── MATERIAL PROVIDED ──

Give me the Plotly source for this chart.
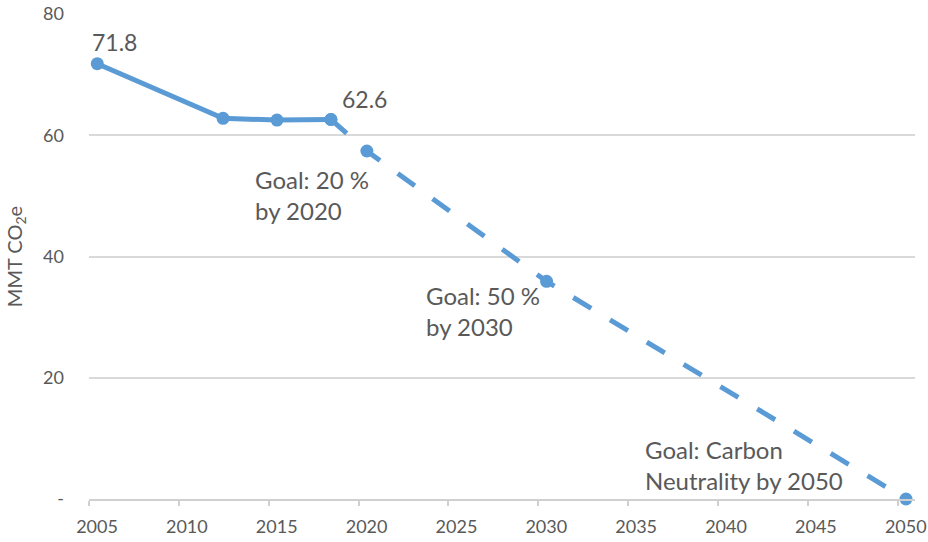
import plotly.graph_objects as go

# Data
hist_years = [2005, 2012, 2015, 2018]
hist_values = [71.8, 62.8, 62.5, 62.6]
goal_years = [2018, 2020, 2030, 2050]
goal_values = [62.6, 57.4, 35.9, 0]
x_tick_years = [2005, 2010, 2015, 2020, 2025, 2030, 2035, 2040, 2045, 2050]
y_tick_vals = [0, 20, 40, 60, 80]
y_tick_text = ["-", "20", "40", "60", "80"]
goal_notes = ["Goal: 20 %<br>by 2020", "Goal: 50 %<br>by 2030", "Goal: Carbon<br>Neutrality by 2050"]

BLUE = "#5b9bd5"
TEXT = "#595959"
FONT = "Lato"

fig = go.Figure()
fig.add_trace(go.Scatter(
    x=goal_years, y=goal_values, mode="lines+markers",
    line=dict(color=BLUE, width=5, dash="21px,22px"),
    marker=dict(color=BLUE, size=13), hoverinfo="skip", cliponaxis=False,
))
fig.add_trace(go.Scatter(
    x=hist_years, y=hist_values, mode="lines+markers",
    line=dict(color=BLUE, width=5),
    marker=dict(color=BLUE, size=13), hoverinfo="skip", cliponaxis=False,
))

tick_offset = 0.46
annotations = [
    dict(x=hist_years[0], y=hist_values[0], text=f"{hist_values[0]:.1f}",
         xanchor="left", yanchor="bottom", xshift=-7, yshift=6,
         showarrow=False, font=dict(family=FONT, size=23, color=TEXT)),
    dict(x=hist_years[-1], y=hist_values[-1], text=f"{hist_values[-1]:.1f}",
         xanchor="left", yanchor="bottom", xshift=9, yshift=4,
         showarrow=False, font=dict(family=FONT, size=23, color=TEXT)),
]
note_pos = [(2013.64, 55.4), (2023.17, 36.3), (2035.35, 10.9)]
for (nx, ny), txt in zip(note_pos, goal_notes):
    annotations.append(dict(x=nx, y=ny, text=txt, xanchor="left", yanchor="top",
                            align="left", showarrow=False,
                            font=dict(family=FONT, size=24, color=TEXT)))

fig.update_layout(
    width=928, height=542,
    margin=dict(l=89, r=13, t=14, b=43, autoexpand=False),
    paper_bgcolor="white", plot_bgcolor="white",
    showlegend=False,
    font=dict(family=FONT, color=TEXT, size=18),
    annotations=annotations,
    xaxis=dict(
        automargin=False,
        range=[2005 - tick_offset, 2050 + 0.5],
        tickvals=[y - tick_offset for y in x_tick_years],
        ticktext=[str(y) for y in x_tick_years],
        ticklabelshift=8,
        ticklabelstandoff=6,
        showgrid=False, zeroline=False,
        showline=True, linecolor="#d0d0d0", linewidth=1.5,
        ticks="outside", ticklen=5, tickcolor="#d0d0d0", tickwidth=1.5,
        tickfont=dict(family=FONT, size=18, color=TEXT),
    ),
    yaxis=dict(
        automargin=False,
        range=[0, 80],
        tickvals=y_tick_vals, ticktext=y_tick_text,
        showgrid=True, gridcolor="#d9d9d9", gridwidth=1.5,
        zeroline=False, showline=False, ticks="",
        ticklabelstandoff=24,
        tickfont=dict(family=FONT, size=18, color=TEXT),
        title=dict(text="MMT CO<sub>2</sub>e", font=dict(family=FONT, size=20, color=TEXT),
                   standoff=15),
    ),
)

fig.write_html("out.html", config={"displayModeBar": False},
               post_script="document.body.style.margin='0';document.body.style.overflow='hidden';")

───

Restate the whole listing above exactly, please, omitting every image.

◆ TASK RESPONSE:
Give me the Plotly source for this chart.
import plotly.graph_objects as go

# Data
hist_years = [2005, 2012, 2015, 2018]
hist_values = [71.8, 62.8, 62.5, 62.6]
goal_years = [2018, 2020, 2030, 2050]
goal_values = [62.6, 57.4, 35.9, 0]
x_tick_years = [2005, 2010, 2015, 2020, 2025, 2030, 2035, 2040, 2045, 2050]
y_tick_vals = [0, 20, 40, 60, 80]
y_tick_text = ["-", "20", "40", "60", "80"]
goal_notes = ["Goal: 20 %<br>by 2020", "Goal: 50 %<br>by 2030", "Goal: Carbon<br>Neutrality by 2050"]

BLUE = "#5b9bd5"
TEXT = "#595959"
FONT = "Lato"

fig = go.Figure()
fig.add_trace(go.Scatter(
    x=goal_years, y=goal_values, mode="lines+markers",
    line=dict(color=BLUE, width=5, dash="21px,22px"),
    marker=dict(color=BLUE, size=13), hoverinfo="skip", cliponaxis=False,
))
fig.add_trace(go.Scatter(
    x=hist_years, y=hist_values, mode="lines+markers",
    line=dict(color=BLUE, width=5),
    marker=dict(color=BLUE, size=13), hoverinfo="skip", cliponaxis=False,
))

tick_offset = 0.46
annotations = [
    dict(x=hist_years[0], y=hist_values[0], text=f"{hist_values[0]:.1f}",
         xanchor="left", yanchor="bottom", xshift=-7, yshift=6,
         showarrow=False, font=dict(family=FONT, size=23, color=TEXT)),
    dict(x=hist_years[-1], y=hist_values[-1], text=f"{hist_values[-1]:.1f}",
         xanchor="left", yanchor="bottom", xshift=9, yshift=4,
         showarrow=False, font=dict(family=FONT, size=23, color=TEXT)),
]
note_pos = [(2013.64, 55.4), (2023.17, 36.3), (2035.35, 10.9)]
for (nx, ny), txt in zip(note_pos, goal_notes):
    annotations.append(dict(x=nx, y=ny, text=txt, xanchor="left", yanchor="top",
                            align="left", showarrow=False,
                            font=dict(family=FONT, size=24, color=TEXT)))

fig.update_layout(
    width=928, height=542,
    margin=dict(l=89, r=13, t=14, b=43, autoexpand=False),
    paper_bgcolor="white", plot_bgcolor="white",
    showlegend=False,
    font=dict(family=FONT, color=TEXT, size=18),
    annotations=annotations,
    xaxis=dict(
        automargin=False,
        range=[2005 - tick_offset, 2050 + 0.5],
        tickvals=[y - tick_offset for y in x_tick_years],
        ticktext=[str(y) for y in x_tick_years],
        ticklabelshift=8,
        ticklabelstandoff=6,
        showgrid=False, zeroline=False,
        showline=True, linecolor="#d0d0d0", linewidth=1.5,
        ticks="outside", ticklen=5, tickcolor="#d0d0d0", tickwidth=1.5,
        tickfont=dict(family=FONT, size=18, color=TEXT),
    ),
    yaxis=dict(
        automargin=False,
        range=[0, 80],
        tickvals=y_tick_vals, ticktext=y_tick_text,
        showgrid=True, gridcolor="#d9d9d9", gridwidth=1.5,
        zeroline=False, showline=False, ticks="",
        ticklabelstandoff=24,
        tickfont=dict(family=FONT, size=18, color=TEXT),
        title=dict(text="MMT CO<sub>2</sub>e", font=dict(family=FONT, size=20, color=TEXT),
                   standoff=15),
    ),
)

fig.write_html("out.html", config={"displayModeBar": False},
               post_script="document.body.style.margin='0';document.body.style.overflow='hidden';")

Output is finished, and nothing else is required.